[Data extracted from a collection]
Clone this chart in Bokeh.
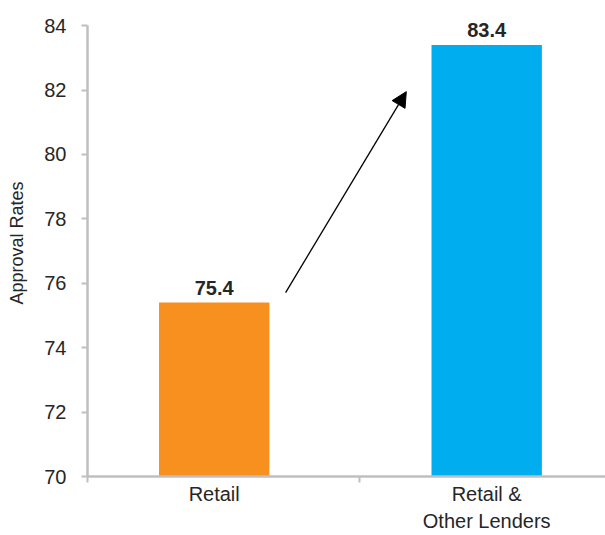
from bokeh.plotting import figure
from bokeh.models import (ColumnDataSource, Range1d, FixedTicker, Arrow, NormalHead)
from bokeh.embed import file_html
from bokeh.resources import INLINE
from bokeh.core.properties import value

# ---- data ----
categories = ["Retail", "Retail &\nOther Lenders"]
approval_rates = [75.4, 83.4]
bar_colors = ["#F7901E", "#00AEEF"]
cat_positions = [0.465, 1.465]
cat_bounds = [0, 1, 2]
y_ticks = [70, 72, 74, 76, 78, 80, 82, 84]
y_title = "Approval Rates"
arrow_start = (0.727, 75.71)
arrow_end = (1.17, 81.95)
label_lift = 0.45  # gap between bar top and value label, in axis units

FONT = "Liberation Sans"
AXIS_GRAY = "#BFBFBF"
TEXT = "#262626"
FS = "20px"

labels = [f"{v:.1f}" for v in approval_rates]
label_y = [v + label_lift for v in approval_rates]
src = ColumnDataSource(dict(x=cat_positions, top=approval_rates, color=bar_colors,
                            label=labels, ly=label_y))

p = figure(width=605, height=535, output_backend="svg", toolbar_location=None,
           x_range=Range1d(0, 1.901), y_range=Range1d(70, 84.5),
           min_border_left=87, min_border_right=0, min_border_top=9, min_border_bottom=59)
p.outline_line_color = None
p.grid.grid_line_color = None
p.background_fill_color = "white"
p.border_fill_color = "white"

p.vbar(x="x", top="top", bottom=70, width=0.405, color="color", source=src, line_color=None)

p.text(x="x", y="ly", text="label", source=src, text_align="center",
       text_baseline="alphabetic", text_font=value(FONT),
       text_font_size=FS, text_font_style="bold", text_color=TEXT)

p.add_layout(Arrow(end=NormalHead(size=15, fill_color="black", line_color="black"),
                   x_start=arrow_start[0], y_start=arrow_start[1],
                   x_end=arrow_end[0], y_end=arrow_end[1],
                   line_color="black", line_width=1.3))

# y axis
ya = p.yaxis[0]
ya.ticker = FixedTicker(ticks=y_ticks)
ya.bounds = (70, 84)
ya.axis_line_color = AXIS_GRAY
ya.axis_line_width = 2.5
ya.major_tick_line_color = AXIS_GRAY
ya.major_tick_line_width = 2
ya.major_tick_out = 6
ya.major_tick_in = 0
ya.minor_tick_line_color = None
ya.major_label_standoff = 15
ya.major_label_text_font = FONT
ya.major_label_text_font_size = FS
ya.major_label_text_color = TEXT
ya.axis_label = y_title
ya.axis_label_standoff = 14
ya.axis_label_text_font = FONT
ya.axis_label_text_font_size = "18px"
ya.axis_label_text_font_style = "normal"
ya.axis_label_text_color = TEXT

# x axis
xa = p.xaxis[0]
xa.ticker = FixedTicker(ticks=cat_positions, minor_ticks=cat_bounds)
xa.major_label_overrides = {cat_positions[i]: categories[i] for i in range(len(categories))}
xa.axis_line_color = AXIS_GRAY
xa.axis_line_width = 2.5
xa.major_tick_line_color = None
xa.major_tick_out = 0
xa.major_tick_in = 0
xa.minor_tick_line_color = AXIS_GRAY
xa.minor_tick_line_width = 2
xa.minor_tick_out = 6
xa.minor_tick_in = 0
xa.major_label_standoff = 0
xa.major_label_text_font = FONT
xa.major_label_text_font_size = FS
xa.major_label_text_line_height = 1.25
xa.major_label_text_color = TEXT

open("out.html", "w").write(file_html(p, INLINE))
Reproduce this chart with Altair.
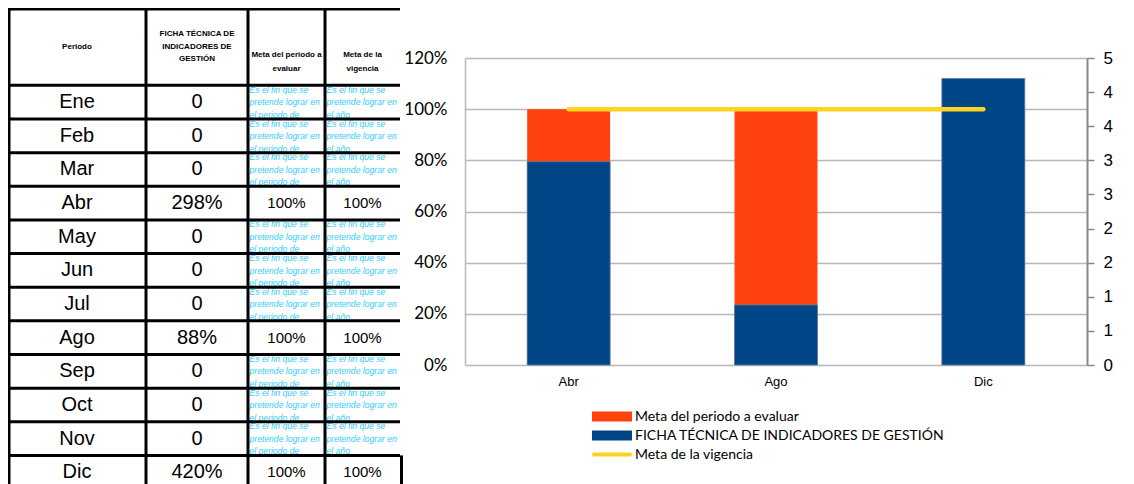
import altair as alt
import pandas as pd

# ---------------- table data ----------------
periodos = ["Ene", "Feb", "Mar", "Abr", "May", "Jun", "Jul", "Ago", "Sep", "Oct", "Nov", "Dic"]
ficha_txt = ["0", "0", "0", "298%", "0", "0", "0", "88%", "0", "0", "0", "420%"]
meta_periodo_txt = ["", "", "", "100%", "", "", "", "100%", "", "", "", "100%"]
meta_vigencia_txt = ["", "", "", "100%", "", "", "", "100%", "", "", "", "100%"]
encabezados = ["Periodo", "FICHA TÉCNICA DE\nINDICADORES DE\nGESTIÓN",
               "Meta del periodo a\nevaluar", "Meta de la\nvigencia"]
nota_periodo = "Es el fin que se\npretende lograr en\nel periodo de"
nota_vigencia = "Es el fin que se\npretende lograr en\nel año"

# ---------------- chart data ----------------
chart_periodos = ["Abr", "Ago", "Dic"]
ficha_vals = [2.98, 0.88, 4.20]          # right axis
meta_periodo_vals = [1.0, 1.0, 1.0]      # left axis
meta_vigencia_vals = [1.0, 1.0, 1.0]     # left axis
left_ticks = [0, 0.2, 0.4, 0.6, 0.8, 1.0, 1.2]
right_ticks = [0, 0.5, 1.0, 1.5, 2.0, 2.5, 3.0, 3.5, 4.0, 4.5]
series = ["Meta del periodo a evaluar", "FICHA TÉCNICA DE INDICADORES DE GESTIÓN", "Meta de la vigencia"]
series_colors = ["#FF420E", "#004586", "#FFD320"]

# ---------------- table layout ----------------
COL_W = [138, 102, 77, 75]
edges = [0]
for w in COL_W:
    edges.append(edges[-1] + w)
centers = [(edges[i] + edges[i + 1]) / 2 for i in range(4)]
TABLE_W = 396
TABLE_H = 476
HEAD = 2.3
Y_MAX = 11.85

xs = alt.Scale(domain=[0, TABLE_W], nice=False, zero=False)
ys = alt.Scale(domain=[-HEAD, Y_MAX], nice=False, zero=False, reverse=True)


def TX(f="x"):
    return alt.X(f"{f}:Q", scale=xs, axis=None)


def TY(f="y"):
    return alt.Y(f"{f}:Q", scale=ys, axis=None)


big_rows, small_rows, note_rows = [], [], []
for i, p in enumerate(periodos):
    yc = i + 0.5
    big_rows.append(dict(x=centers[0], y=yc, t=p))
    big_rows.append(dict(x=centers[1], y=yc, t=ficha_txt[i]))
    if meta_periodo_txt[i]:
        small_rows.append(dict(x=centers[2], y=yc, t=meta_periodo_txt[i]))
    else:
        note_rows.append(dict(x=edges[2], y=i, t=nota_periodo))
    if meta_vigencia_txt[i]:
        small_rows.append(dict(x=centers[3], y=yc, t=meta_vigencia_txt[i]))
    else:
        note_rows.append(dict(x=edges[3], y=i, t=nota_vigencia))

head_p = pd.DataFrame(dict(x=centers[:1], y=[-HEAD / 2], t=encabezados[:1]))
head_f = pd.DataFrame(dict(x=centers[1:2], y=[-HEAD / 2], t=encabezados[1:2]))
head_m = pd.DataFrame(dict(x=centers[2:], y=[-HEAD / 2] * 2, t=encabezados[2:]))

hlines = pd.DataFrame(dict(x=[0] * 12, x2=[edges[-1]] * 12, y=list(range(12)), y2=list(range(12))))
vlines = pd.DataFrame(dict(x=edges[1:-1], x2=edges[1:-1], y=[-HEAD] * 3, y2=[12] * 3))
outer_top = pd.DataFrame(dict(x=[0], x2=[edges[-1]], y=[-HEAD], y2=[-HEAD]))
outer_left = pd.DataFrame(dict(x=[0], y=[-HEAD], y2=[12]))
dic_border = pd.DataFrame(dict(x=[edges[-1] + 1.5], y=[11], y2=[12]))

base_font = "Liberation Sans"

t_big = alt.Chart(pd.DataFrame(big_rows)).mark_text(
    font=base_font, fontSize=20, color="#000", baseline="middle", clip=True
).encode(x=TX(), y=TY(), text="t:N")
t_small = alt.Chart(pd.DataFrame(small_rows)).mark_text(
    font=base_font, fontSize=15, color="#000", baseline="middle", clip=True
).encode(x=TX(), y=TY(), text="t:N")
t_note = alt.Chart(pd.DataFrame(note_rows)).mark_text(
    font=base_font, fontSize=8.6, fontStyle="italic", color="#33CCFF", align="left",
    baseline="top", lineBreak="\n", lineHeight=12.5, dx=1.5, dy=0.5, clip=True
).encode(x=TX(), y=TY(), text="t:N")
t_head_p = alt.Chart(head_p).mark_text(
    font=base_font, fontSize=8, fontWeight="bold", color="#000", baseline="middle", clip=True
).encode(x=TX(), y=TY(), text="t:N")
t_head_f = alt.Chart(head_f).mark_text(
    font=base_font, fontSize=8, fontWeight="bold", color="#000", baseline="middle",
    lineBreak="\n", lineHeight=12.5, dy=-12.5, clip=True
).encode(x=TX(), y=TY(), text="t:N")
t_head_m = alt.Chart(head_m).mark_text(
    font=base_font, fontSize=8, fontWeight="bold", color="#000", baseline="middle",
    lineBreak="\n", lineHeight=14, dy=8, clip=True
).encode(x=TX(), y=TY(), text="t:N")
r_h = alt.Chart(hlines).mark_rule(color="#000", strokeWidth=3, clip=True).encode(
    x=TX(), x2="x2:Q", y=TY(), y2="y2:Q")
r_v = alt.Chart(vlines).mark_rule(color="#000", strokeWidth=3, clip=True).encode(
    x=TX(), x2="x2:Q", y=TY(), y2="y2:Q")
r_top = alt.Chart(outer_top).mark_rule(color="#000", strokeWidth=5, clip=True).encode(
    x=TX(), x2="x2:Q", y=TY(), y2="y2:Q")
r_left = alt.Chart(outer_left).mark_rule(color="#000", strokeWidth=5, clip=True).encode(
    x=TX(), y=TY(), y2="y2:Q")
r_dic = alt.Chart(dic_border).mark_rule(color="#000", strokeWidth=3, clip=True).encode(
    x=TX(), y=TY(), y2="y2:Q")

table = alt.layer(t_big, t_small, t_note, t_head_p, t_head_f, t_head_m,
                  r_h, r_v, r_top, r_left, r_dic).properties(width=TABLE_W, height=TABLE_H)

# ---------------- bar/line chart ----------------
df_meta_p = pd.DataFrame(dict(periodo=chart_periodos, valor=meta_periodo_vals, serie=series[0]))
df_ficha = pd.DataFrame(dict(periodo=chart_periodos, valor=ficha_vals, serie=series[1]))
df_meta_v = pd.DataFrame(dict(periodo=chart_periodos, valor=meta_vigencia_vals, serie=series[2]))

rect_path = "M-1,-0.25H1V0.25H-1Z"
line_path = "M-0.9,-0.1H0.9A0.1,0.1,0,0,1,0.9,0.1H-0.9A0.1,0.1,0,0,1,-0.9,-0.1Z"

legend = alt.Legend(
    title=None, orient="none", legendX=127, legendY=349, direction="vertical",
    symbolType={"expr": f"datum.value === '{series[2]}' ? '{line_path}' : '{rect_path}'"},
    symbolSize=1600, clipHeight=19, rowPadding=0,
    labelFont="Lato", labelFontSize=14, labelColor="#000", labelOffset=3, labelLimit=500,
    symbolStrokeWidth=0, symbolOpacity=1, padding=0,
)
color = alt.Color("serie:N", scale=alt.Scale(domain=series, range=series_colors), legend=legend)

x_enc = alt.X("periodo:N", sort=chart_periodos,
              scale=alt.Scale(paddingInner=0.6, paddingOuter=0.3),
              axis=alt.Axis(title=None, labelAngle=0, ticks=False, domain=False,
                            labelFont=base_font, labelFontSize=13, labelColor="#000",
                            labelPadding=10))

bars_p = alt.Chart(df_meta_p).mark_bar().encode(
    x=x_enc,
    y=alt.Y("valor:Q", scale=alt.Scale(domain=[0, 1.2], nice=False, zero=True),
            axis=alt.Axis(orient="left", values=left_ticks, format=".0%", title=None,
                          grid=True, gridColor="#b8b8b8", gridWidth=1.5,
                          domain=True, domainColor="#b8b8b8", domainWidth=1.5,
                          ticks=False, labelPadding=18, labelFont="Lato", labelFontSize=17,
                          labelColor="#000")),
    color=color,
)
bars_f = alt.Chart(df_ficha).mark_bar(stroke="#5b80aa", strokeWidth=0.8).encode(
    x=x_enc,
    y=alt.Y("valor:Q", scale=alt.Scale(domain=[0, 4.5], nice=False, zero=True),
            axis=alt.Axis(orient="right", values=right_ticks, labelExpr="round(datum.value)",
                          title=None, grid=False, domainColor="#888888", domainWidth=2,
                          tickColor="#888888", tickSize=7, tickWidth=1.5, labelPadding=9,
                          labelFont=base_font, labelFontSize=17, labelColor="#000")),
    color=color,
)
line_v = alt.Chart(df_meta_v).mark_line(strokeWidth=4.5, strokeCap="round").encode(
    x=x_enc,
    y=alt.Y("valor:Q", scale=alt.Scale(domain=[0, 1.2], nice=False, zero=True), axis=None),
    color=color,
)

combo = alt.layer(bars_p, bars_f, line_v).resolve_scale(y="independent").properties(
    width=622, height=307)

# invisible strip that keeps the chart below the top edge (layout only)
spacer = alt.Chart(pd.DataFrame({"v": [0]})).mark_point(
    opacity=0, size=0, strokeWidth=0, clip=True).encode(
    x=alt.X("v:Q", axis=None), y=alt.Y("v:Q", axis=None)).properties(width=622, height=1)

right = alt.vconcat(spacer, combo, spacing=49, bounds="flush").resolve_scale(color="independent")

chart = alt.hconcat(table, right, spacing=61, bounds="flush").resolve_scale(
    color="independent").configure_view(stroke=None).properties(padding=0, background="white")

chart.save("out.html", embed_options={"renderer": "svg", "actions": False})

**Your task**
Word for word, give again the lines from the first entry to the line with "from bokeh.core.properties import value", inclusive. Exclude the pictures.

**Full response**
Clone this chart in Bokeh.
from bokeh.plotting import figure
from bokeh.models import (ColumnDataSource, Range1d, FixedTicker, Arrow, NormalHead)
from bokeh.embed import file_html
from bokeh.resources import INLINE
from bokeh.core.properties import value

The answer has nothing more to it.